When he goes back through these last four starts, he finds other home run pitches that weren’t worthy of a sneer. Yet the numbers are on the page: Nine homers over four starts – matching the total number he gave up in all of 2011.

Those home runs accounted for 14 of the 16 earned runs he’s allowed over the last four starts.

“It is a little weird,” said Cain, mentioning one pop up from David Dejesus that the Wrigley wind lifted over the fence. “Do you really understand it? No, but you get over it. You don’t worry about how many you give up. You just try to make pitches and move on.”

Many pitchers give up home runs because they fall behind in the count. That hasn’t been the case with Cain.

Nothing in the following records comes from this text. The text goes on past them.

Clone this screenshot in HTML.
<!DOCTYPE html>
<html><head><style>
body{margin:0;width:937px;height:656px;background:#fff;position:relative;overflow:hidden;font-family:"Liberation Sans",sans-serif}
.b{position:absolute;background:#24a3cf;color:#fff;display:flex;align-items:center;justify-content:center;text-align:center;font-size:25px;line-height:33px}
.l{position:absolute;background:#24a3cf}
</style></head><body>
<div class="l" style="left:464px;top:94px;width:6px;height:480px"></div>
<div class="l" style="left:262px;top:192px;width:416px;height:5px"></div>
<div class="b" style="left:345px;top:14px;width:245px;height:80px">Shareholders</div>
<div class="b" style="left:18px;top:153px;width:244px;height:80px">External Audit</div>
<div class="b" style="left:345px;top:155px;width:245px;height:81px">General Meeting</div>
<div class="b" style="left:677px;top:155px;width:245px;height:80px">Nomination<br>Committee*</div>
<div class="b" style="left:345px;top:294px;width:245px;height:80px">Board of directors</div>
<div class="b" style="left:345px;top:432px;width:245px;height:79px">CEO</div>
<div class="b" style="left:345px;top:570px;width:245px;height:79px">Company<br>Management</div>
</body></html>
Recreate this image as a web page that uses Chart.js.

Of the nine homers he’s allowed, only one came with a three-ball count.

Here’s the full list:

0-0 fastball (91 mph) to Kubel

1-1 changeup to Chavez

1-2 fastball (93 mph) to Prado

3-1 fastball (92) to Paul Goldschmidt

0-1 slider to Ryan Braun

0-0 fastball (91 mph) to Yovani Gallardo

2-2 curveball to Jonathan Lucroy

0-0 fastball (89 mph) to David Dejesus

1-2 slider to Starlin Castro

Maybe this is just the math balancing out. For years, Cain has operated with a suppressed home run ratio on fly balls. It’s been at unusually low levels in his road starts, too, so it’s not just a manifestation of AT&T Park.

Cain has noted that his two-seamer has tended to leak back over the middle, and he was working to make an adjustment to correct it. He said he’d “keep tweaking things.”

But when I asked him if he’s thinking about his mechanics more than usual during a start, he answered without hesitation. In between starts, maybe. But not when he’s staring at major league hitters.

“I used to be like that and I think I’ve grown out of it,” Cain said. “When you get out there, it’s too much (to think about mechanics). You’ve just gotta think about competing.”

At least Cain doesn’t have to think about the Giants being winless in his starts.

“We were in an ugly skid there,” said Cain, who gave back a 3-0 lead in that four-run fourth. “As a pitcher, you’re pissed you gave up a lead. But it lifts you up every time when the guys score another run. That just kind of tells you to suck it up and keep throwing and let the guys do what they’re going to do.”